§ What to produce: Omit every picture and return the rest of the data unaltered.

§ Source data:

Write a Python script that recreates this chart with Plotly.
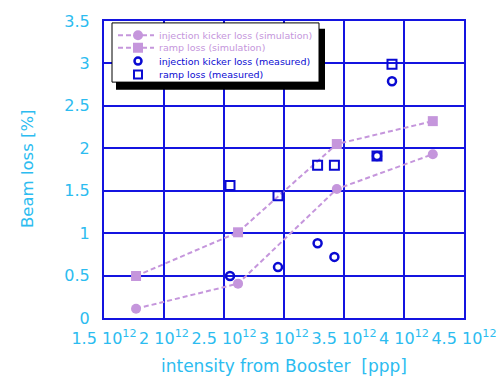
import plotly.graph_objects as go

# Booster intensity (units of 1e12 protons per pulse) and beam loss (%)
sim_intensity = [1.767, 2.617, 3.44, 4.24]
sim_kicker_loss = [0.11, 0.405, 1.52, 1.93]
sim_ramp_loss = [0.495, 1.01, 2.05, 2.32]

meas_intensity = [2.55, 2.95, 3.28, 3.42, 3.775, 3.90]
meas_kicker_loss = [0.495, 0.60, 0.88, 0.72, 1.91, 2.79]
meas_ramp_loss = [1.56, 1.44, 1.80, 1.80, 1.91, 2.99]

x_ticks = [1.5, 2.0, 2.5, 3.0, 3.5, 4.0, 4.5]
x_tick_labels = ["1.5 10<sup>12</sup>", "2 10<sup>12</sup>", "2.5 10<sup>12</sup>",
                 "3 10<sup>12</sup>", "3.5 10<sup>12</sup>", "4 10<sup>12</sup>",
                 "4.5 10<sup>12</sup>"]
y_ticks = [0, 0.5, 1, 1.5, 2, 2.5, 3, 3.5]
y_tick_labels = ["0", "0.5", "1", "1.5", "2", "2.5", "3", "3.5"]

series_names = ["injection kicker loss (simulation)", "ramp loss (simulation)",
                "injection kicker loss (measured)", "ramp loss (measured)"]

SIM = "#c596dc"
MEAS = "#0a0ad2"
GRID = "#1414e0"
TEXT = "#2cbcf0"
FONT = "DejaVu Sans, Verdana, sans-serif"
DASH = "5px,3px"

W, H = 499, 391
ML, MR, MT, MB = 104, 35, 16, 64
PW, PH = W - ML - MR, H - MT - MB


def px(xp):
    """Horizontal pixel -> paper fraction."""
    return (xp - ML) / PW


def py(yp):
    """Vertical pixel (from top) -> paper fraction."""
    return (H - MB - yp) / PH


fig = go.Figure()
fig.add_trace(go.Scatter(
    x=sim_intensity, y=sim_kicker_loss, mode="lines+markers", name=series_names[0],
    line=dict(color=SIM, width=2, dash=DASH),
    marker=dict(symbol="circle", size=10, color=SIM)))
fig.add_trace(go.Scatter(
    x=sim_intensity, y=sim_ramp_loss, mode="lines+markers", name=series_names[1],
    line=dict(color=SIM, width=2, dash=DASH),
    marker=dict(symbol="square", size=10, color=SIM)))
fig.add_trace(go.Scatter(
    x=meas_intensity, y=meas_kicker_loss, mode="markers", name=series_names[2],
    marker=dict(symbol="circle-open", size=8, color=MEAS, line=dict(width=2.5, color=MEAS))))
fig.add_trace(go.Scatter(
    x=meas_intensity, y=meas_ramp_loss, mode="markers", name=series_names[3],
    marker=dict(symbol="square-open", size=9, color=MEAS, line=dict(width=2, color=MEAS))))

# ---- boxed legend with a drop shadow ----
shapes = [
    dict(type="rect", xref="paper", yref="paper", x0=px(116), x1=px(325), y0=py(88), y1=py(24),
         fillcolor="black", line=dict(width=0), layer="above"),
    dict(type="rect", xref="paper", yref="paper", x0=px(112), x1=px(319), y0=py(80), y1=py(18),
         fillcolor="white", line=dict(color="black", width=1), layer="above"),
]
annotations = []
row_y = [31, 44, 58, 72]
row_color = [SIM, SIM, MEAS, MEAS]
glyph_x = 138
for i, (name, ry, col) in enumerate(zip(series_names, row_y, row_color)):
    if i < 2:
        shapes.append(dict(type="line", xref="paper", yref="paper",
                           x0=px(118), x1=px(154), y0=py(ry), y1=py(ry),
                           line=dict(color=SIM, width=2, dash=DASH), layer="above"))
    if i == 0:
        shapes.append(dict(type="circle", xref="paper", yref="paper", xsizemode="pixel",
                           ysizemode="pixel", xanchor=px(glyph_x), yanchor=py(ry),
                           x0=-5, x1=5, y0=-5, y1=5, fillcolor=SIM,
                           line=dict(width=0), layer="above"))
    elif i == 1:
        shapes.append(dict(type="rect", xref="paper", yref="paper", xsizemode="pixel",
                           ysizemode="pixel", xanchor=px(glyph_x), yanchor=py(ry),
                           x0=-5, x1=5, y0=-5, y1=5, fillcolor=SIM,
                           line=dict(width=0), layer="above"))
    elif i == 2:
        shapes.append(dict(type="circle", xref="paper", yref="paper", xsizemode="pixel",
                           ysizemode="pixel", xanchor=px(glyph_x), yanchor=py(ry),
                           x0=-3.5, x1=3.5, y0=-3.5, y1=3.5, fillcolor="rgba(0,0,0,0)",
                           line=dict(color=MEAS, width=2.5), layer="above"))
    else:
        shapes.append(dict(type="rect", xref="paper", yref="paper", xsizemode="pixel",
                           ysizemode="pixel", xanchor=px(glyph_x), yanchor=py(ry),
                           x0=-4, x1=4, y0=-4, y1=4, fillcolor="rgba(0,0,0,0)",
                           line=dict(color=MEAS, width=2), layer="above"))
    annotations.append(dict(text=name, xref="paper", yref="paper", x=px(157), y=py(ry),
                            xanchor="left", yanchor="middle", showarrow=False,
                            font=dict(size=9.5, family=FONT, color=col)))

# axis titles
annotations.append(dict(text="intensity from Booster  [ppp]", xref="paper", yref="paper",
                        x=px(284), y=py(377), xanchor="center", yanchor="middle",
                        showarrow=False, font=dict(size=17, family=FONT, color=TEXT)))
annotations.append(dict(text="Beam loss [%]", xref="paper", yref="paper",
                        x=px(27), y=py(171), xanchor="center", yanchor="middle",
                        textangle=-90, showarrow=False,
                        font=dict(size=16.5, family=FONT, color=TEXT)))

axis_common = dict(
    showgrid=True, gridcolor=GRID, gridwidth=2,
    showline=True, linecolor=GRID, linewidth=2, mirror=True,
    zeroline=False, ticks="", tickfont=dict(color=TEXT, size=16, family=FONT),
)

fig.update_xaxes(range=[1.5, 4.5], tickvals=x_ticks, ticktext=x_tick_labels,
                 ticklabelstandoff=5, **axis_common)
fig.update_yaxes(range=[0, 3.5], tickvals=y_ticks, ticktext=y_tick_labels,
                 ticklabelstandoff=9, **axis_common)

fig.update_layout(
    width=W, height=H,
    margin=dict(l=ML, r=MR, t=MT, b=MB),
    plot_bgcolor="white", paper_bgcolor="white",
    showlegend=False,
    shapes=shapes,
    annotations=annotations,
)

fig.write_html("out.html")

§ Answer below:
Write a Python script that recreates this chart with Plotly.
import plotly.graph_objects as go

# Booster intensity (units of 1e12 protons per pulse) and beam loss (%)
sim_intensity = [1.767, 2.617, 3.44, 4.24]
sim_kicker_loss = [0.11, 0.405, 1.52, 1.93]
sim_ramp_loss = [0.495, 1.01, 2.05, 2.32]

meas_intensity = [2.55, 2.95, 3.28, 3.42, 3.775, 3.90]
meas_kicker_loss = [0.495, 0.60, 0.88, 0.72, 1.91, 2.79]
meas_ramp_loss = [1.56, 1.44, 1.80, 1.80, 1.91, 2.99]

x_ticks = [1.5, 2.0, 2.5, 3.0, 3.5, 4.0, 4.5]
x_tick_labels = ["1.5 10<sup>12</sup>", "2 10<sup>12</sup>", "2.5 10<sup>12</sup>",
                 "3 10<sup>12</sup>", "3.5 10<sup>12</sup>", "4 10<sup>12</sup>",
                 "4.5 10<sup>12</sup>"]
y_ticks = [0, 0.5, 1, 1.5, 2, 2.5, 3, 3.5]
y_tick_labels = ["0", "0.5", "1", "1.5", "2", "2.5", "3", "3.5"]

series_names = ["injection kicker loss (simulation)", "ramp loss (simulation)",
                "injection kicker loss (measured)", "ramp loss (measured)"]

SIM = "#c596dc"
MEAS = "#0a0ad2"
GRID = "#1414e0"
TEXT = "#2cbcf0"
FONT = "DejaVu Sans, Verdana, sans-serif"
DASH = "5px,3px"

W, H = 499, 391
ML, MR, MT, MB = 104, 35, 16, 64
PW, PH = W - ML - MR, H - MT - MB


def px(xp):
    """Horizontal pixel -> paper fraction."""
    return (xp - ML) / PW


def py(yp):
    """Vertical pixel (from top) -> paper fraction."""
    return (H - MB - yp) / PH


fig = go.Figure()
fig.add_trace(go.Scatter(
    x=sim_intensity, y=sim_kicker_loss, mode="lines+markers", name=series_names[0],
    line=dict(color=SIM, width=2, dash=DASH),
    marker=dict(symbol="circle", size=10, color=SIM)))
fig.add_trace(go.Scatter(
    x=sim_intensity, y=sim_ramp_loss, mode="lines+markers", name=series_names[1],
    line=dict(color=SIM, width=2, dash=DASH),
    marker=dict(symbol="square", size=10, color=SIM)))
fig.add_trace(go.Scatter(
    x=meas_intensity, y=meas_kicker_loss, mode="markers", name=series_names[2],
    marker=dict(symbol="circle-open", size=8, color=MEAS, line=dict(width=2.5, color=MEAS))))
fig.add_trace(go.Scatter(
    x=meas_intensity, y=meas_ramp_loss, mode="markers", name=series_names[3],
    marker=dict(symbol="square-open", size=9, color=MEAS, line=dict(width=2, color=MEAS))))

# ---- boxed legend with a drop shadow ----
shapes = [
    dict(type="rect", xref="paper", yref="paper", x0=px(116), x1=px(325), y0=py(88), y1=py(24),
         fillcolor="black", line=dict(width=0), layer="above"),
    dict(type="rect", xref="paper", yref="paper", x0=px(112), x1=px(319), y0=py(80), y1=py(18),
         fillcolor="white", line=dict(color="black", width=1), layer="above"),
]
annotations = []
row_y = [31, 44, 58, 72]
row_color = [SIM, SIM, MEAS, MEAS]
glyph_x = 138
for i, (name, ry, col) in enumerate(zip(series_names, row_y, row_color)):
    if i < 2:
        shapes.append(dict(type="line", xref="paper", yref="paper",
                           x0=px(118), x1=px(154), y0=py(ry), y1=py(ry),
                           line=dict(color=SIM, width=2, dash=DASH), layer="above"))
    if i == 0:
        shapes.append(dict(type="circle", xref="paper", yref="paper", xsizemode="pixel",
                           ysizemode="pixel", xanchor=px(glyph_x), yanchor=py(ry),
                           x0=-5, x1=5, y0=-5, y1=5, fillcolor=SIM,
                           line=dict(width=0), layer="above"))
    elif i == 1:
        shapes.append(dict(type="rect", xref="paper", yref="paper", xsizemode="pixel",
                           ysizemode="pixel", xanchor=px(glyph_x), yanchor=py(ry),
                           x0=-5, x1=5, y0=-5, y1=5, fillcolor=SIM,
                           line=dict(width=0), layer="above"))
    elif i == 2:
        shapes.append(dict(type="circle", xref="paper", yref="paper", xsizemode="pixel",
                           ysizemode="pixel", xanchor=px(glyph_x), yanchor=py(ry),
                           x0=-3.5, x1=3.5, y0=-3.5, y1=3.5, fillcolor="rgba(0,0,0,0)",
                           line=dict(color=MEAS, width=2.5), layer="above"))
    else:
        shapes.append(dict(type="rect", xref="paper", yref="paper", xsizemode="pixel",
                           ysizemode="pixel", xanchor=px(glyph_x), yanchor=py(ry),
                           x0=-4, x1=4, y0=-4, y1=4, fillcolor="rgba(0,0,0,0)",
                           line=dict(color=MEAS, width=2), layer="above"))
    annotations.append(dict(text=name, xref="paper", yref="paper", x=px(157), y=py(ry),
                            xanchor="left", yanchor="middle", showarrow=False,
                            font=dict(size=9.5, family=FONT, color=col)))

# axis titles
annotations.append(dict(text="intensity from Booster  [ppp]", xref="paper", yref="paper",
                        x=px(284), y=py(377), xanchor="center", yanchor="middle",
                        showarrow=False, font=dict(size=17, family=FONT, color=TEXT)))
annotations.append(dict(text="Beam loss [%]", xref="paper", yref="paper",
                        x=px(27), y=py(171), xanchor="center", yanchor="middle",
                        textangle=-90, showarrow=False,
                        font=dict(size=16.5, family=FONT, color=TEXT)))

axis_common = dict(
    showgrid=True, gridcolor=GRID, gridwidth=2,
    showline=True, linecolor=GRID, linewidth=2, mirror=True,
    zeroline=False, ticks="", tickfont=dict(color=TEXT, size=16, family=FONT),
)

fig.update_xaxes(range=[1.5, 4.5], tickvals=x_ticks, ticktext=x_tick_labels,
                 ticklabelstandoff=5, **axis_common)
fig.update_yaxes(range=[0, 3.5], tickvals=y_ticks, ticktext=y_tick_labels,
                 ticklabelstandoff=9, **axis_common)

fig.update_layout(
    width=W, height=H,
    margin=dict(l=ML, r=MR, t=MT, b=MB),
    plot_bgcolor="white", paper_bgcolor="white",
    showlegend=False,
    shapes=shapes,
    annotations=annotations,
)

fig.write_html("out.html")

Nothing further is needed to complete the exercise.